The good, the bad and the ugly of margin trading
Summary: With great buying power comes great responsibility
Whatever your level of trading experience – rookie, seasoned trader or expert – you know that trading is all about timing and being ready to make the most of the opportunities the market gives you. And that’s where margin trading can make a difference – just be sure that you understand both the advantages and the risks.
When you trade, your buying power typically equals the capital in your account. Margin trading, however, increases your buying power, so you can punch above your weight when opportunities arise. The extra power comes in the form of additional funds provided by the broker when you open the position. In short, you invest a percentage of the total order and the broker provides the remaining liquidity.
If you’re a rookie trader, you’ll need to be extra careful with that extra buying power.
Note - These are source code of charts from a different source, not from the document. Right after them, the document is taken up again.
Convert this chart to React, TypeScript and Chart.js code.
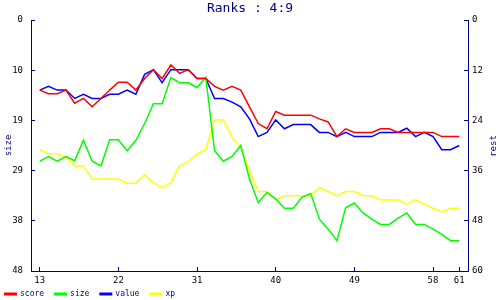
import React, { useEffect, useRef } from 'react';
import { Chart, registerables } from 'chart.js';
Chart.register(...registerables);

const xValues = [13, 14, 15, 16, 17, 18, 19, 20, 21, 22, 23, 24, 25, 26, 27, 28, 29, 30, 31, 32, 33, 34, 35, 36, 37, 38, 39, 40, 41, 42, 43, 44, 45, 46, 47, 48, 49, 50, 51, 52, 53, 54, 55, 56, 57, 58, 59, 60, 61];

const score = [13.4, 14.1, 14.1, 13.4, 15.9, 15.0, 16.6, 15.0, 13.4, 11.9,
  11.9, 13.4, 11.2, 9.5, 11.2, 8.6, 10.2, 9.5, 11.2, 11.2,
  12.7, 13.4, 12.7, 13.4, 16.6, 19.8, 20.8, 17.5, 18.2, 18.2,
  18.2, 18.2, 18.9, 19.5, 22.3, 20.8, 21.5, 21.5, 21.5, 20.8,
  20.8, 21.5, 21.5, 21.5, 21.5, 21.5, 22.3, 22.3, 22.3];

const size = [27.0, 26.1, 27.0, 26.1, 26.9, 23.0, 27.0, 27.9, 22.9, 22.9,
  25.0, 23.0, 19.8, 16.0, 16.0, 11.0, 12.0, 12.0, 12.9, 11.0,
  25.0, 27.0, 26.1, 24.0, 30.4, 34.9, 33.0, 34.2, 36.0, 36.0,
  33.9, 33.2, 38.1, 40.0, 42.2, 35.9, 35.0, 36.9, 38.1, 39.1,
  39.1, 37.9, 36.9, 39.1, 39.1, 40.0, 41.0, 42.2, 42.2];

const value = [13.4, 12.7, 13.4, 13.4, 15.0, 14.2, 15.0, 15.0, 14.2, 14.2,
  13.4, 14.2, 10.4, 9.5, 12.0, 9.5, 9.5, 9.5, 11.2, 11.2,
  15.0, 15.0, 15.7, 16.6, 18.9, 22.3, 21.5, 19.1, 20.8, 20.0,
  20.0, 20.0, 21.5, 21.5, 22.3, 21.5, 22.3, 22.3, 22.3, 21.5,
  21.5, 21.5, 20.7, 22.3, 21.5, 22.3, 24.8, 24.8, 24.0];

const xp = [24.8, 25.6, 25.6, 26.2, 27.9, 27.9, 30.4, 30.4, 30.4, 30.4,
  31.2, 31.2, 29.6, 31.1, 32.1, 31.1, 27.9, 27.1, 25.6, 24.8,
  19.1, 19.1, 22.4, 24.4, 28.8, 32.8, 32.8, 34.4, 33.6, 33.6,
  33.6, 33.6, 32.0, 32.8, 33.6, 32.8, 32.8, 33.6, 33.6, 34.4,
  34.4, 34.4, 35.2, 34.4, 35.2, 36.0, 36.7, 36.0, 36.0];

const xTicks = [13, 22, 31, 40, 49, 58, 61];
const leftTicks = [0, 9.6, 19.2, 28.8, 38.4, 48];
const leftTickLabels = ['0', '10', '19', '29', '38', '48'];
const rightTicks = [0, 12, 24, 36, 48, 60];

const NAVY = '#000080';
const MONO = '"DejaVu Sans Mono", monospace';

export default function App() {
  const ref = useRef<HTMLCanvasElement>(null);

  useEffect(() => {
    if (!ref.current) return;
    const mk = (arr: number[]) => xValues.map((x, i) => ({ x, y: arr[i] }));

    const legendPlugin = {
      id: 'customLegend',
      afterDraw(chart: any) {
        const ctx = chart.ctx as CanvasRenderingContext2D;
        ctx.save();
        ctx.font = `8px ${MONO}`;
        ctx.textBaseline = 'middle';
        ctx.textAlign = 'left';
        let x = 4;
        const y = 294;
        chart.data.datasets.forEach((ds: any) => {
          ctx.strokeStyle = ds.borderColor;
          ctx.lineWidth = 3;
          ctx.beginPath();
          ctx.moveTo(x, y);
          ctx.lineTo(x + 13, y);
          ctx.stroke();
          ctx.fillStyle = NAVY;
          ctx.fillText(ds.label, x + 16, y);
          x += 16 + ctx.measureText(ds.label).width + 10;
        });
        ctx.translate(494, 146);
        ctx.rotate(-Math.PI / 2);
        ctx.font = `9px ${MONO}`;
        ctx.textAlign = 'center';
        ctx.fillStyle = NAVY;
        ctx.fillText('rest', 0, 0);
        ctx.restore();
      },
    };

    const tickFont = { family: MONO, size: 9 };

    const chart = new Chart(ref.current, {
      type: 'line',
      data: {
        datasets: [
          { label: 'score', data: mk(score), borderColor: '#ff0000', backgroundColor: '#ff0000' },
          { label: 'size', data: mk(size), borderColor: '#00ff00', backgroundColor: '#00ff00' },
          { label: 'value', data: mk(value), borderColor: '#0000ff', backgroundColor: '#0000ff' },
          { label: 'xp', data: mk(xp), borderColor: '#ffff00', backgroundColor: '#ffff00' },
        ],
      },
      options: {
        responsive: false,
        animation: false,
        events: [],
        elements: {
          point: { radius: 0 },
          line: { borderWidth: 1.5, tension: 0 },
        },
        layout: { padding: 0 },
        plugins: {
          legend: { display: false },
          tooltip: { enabled: false },
          title: {
            display: true,
            text: 'Ranks : 4:9',
            color: NAVY,
            font: { family: MONO, size: 13, weight: 'normal' },
            padding: { top: 1, bottom: 3.4 },
          },
        },
        scales: {
          x: {
            type: 'linear',
            position: 'bottom',
            min: 12,
            max: 62,
            afterBuildTicks: (s: any) => { s.ticks = xTicks.map((v) => ({ value: v })); },
            ticks: { color: '#000', font: tickFont, padding: 8, autoSkip: false, maxRotation: 0, callback: (v: any) => String(v) },
            grid: { drawOnChartArea: false, tickLength: -4, color: NAVY, tickColor: NAVY },
            border: { color: NAVY, width: 1 },
            afterFit: (s: any) => { s.height = 29; },
          },
          y: {
            type: 'linear',
            position: 'left',
            min: 0,
            max: 48,
            reverse: true,
            afterBuildTicks: (s: any) => { s.ticks = leftTicks.map((v) => ({ value: v })); },
            ticks: { color: '#000', font: tickFont, padding: 12, autoSkip: false, callback: (_v: any, i: number) => leftTickLabels[i] },
            grid: { drawOnChartArea: false, tickLength: -4, color: NAVY, tickColor: NAVY },
            border: { color: NAVY, width: 1 },
            title: { display: true, text: 'size', color: NAVY, font: { family: MONO, size: 9 }, padding: { top: 3, bottom: 0 } },
            afterFit: (s: any) => { s.width = 31; },
          },
          y2: {
            type: 'linear',
            position: 'right',
            min: 0,
            max: 60,
            reverse: true,
            afterBuildTicks: (s: any) => { s.ticks = rightTicks.map((v) => ({ value: v })); },
            ticks: { color: '#000', font: tickFont, padding: 8, autoSkip: false, callback: (v: any) => String(v) },
            grid: { drawOnChartArea: false, tickLength: -4, color: NAVY, tickColor: NAVY },
            border: { color: NAVY, width: 1 },
            afterFit: (s: any) => { s.width = 32; },
          },
        },
      } as any,
      plugins: [legendPlugin],
    });
    return () => chart.destroy();
  }, []);

  return (
    <div style={{ position: 'fixed', left: 0, top: 0, width: 500, height: 300, background: '#fff' }}>
      <canvas ref={ref} width={500} height={300} />
    </div>
  );
}
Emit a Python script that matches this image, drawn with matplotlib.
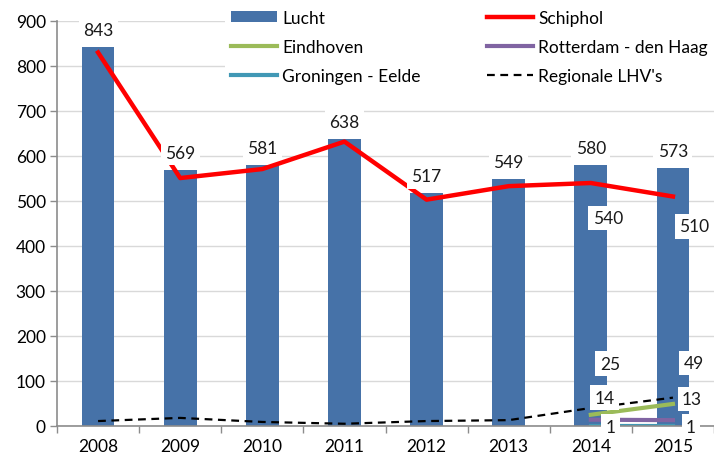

While trading on margin can help you boost any returns, it will amplify any losses as well. Think of margin as a double-edged sword – and since drawdowns are inevitable in trading, it’s doubly important to stay disciplined. When you can achieve consistent results, you might consider taking on larger positions.
Divide and conquer
Seasoned traders are adept at finding new trading opportunities – stocks from various sectors or regions, not to mention other asset classes that you might watch. How do you choose? With margin trading, you won’t have to miss out on any potential winners.
The extra buying power you get with margin trading also frees up your available capital, so you’ll be able to open more positions at one time. For instance, you could use a portion of your buying power to buy a stock that’s just broken through a resistance level, and still be able to take an FX position when the latest job data is released.
Margin trading isn’t simply about getting more bang for your buck – for expert traders, it can play an important part of your risk-management strategy as well. To spread your risk, you need more than stocks in your portfolio – and to add currencies, indices or commodities like gold or oil, you can consider trading margin products such as CFDs (Contracts for Difference), futures or options.
Margin products also allow you to go short. That means you can not only profit from falling markets, but also hedge your current positions by shorting a stock – or even an entire index such as the FTSE 100 or the S&P 500 – with a margin-enabled CFD.
No matter where you are in your trading journey, margin can help you take your trading to a new level. But remember, with more power, the more you’ll need to understand the market.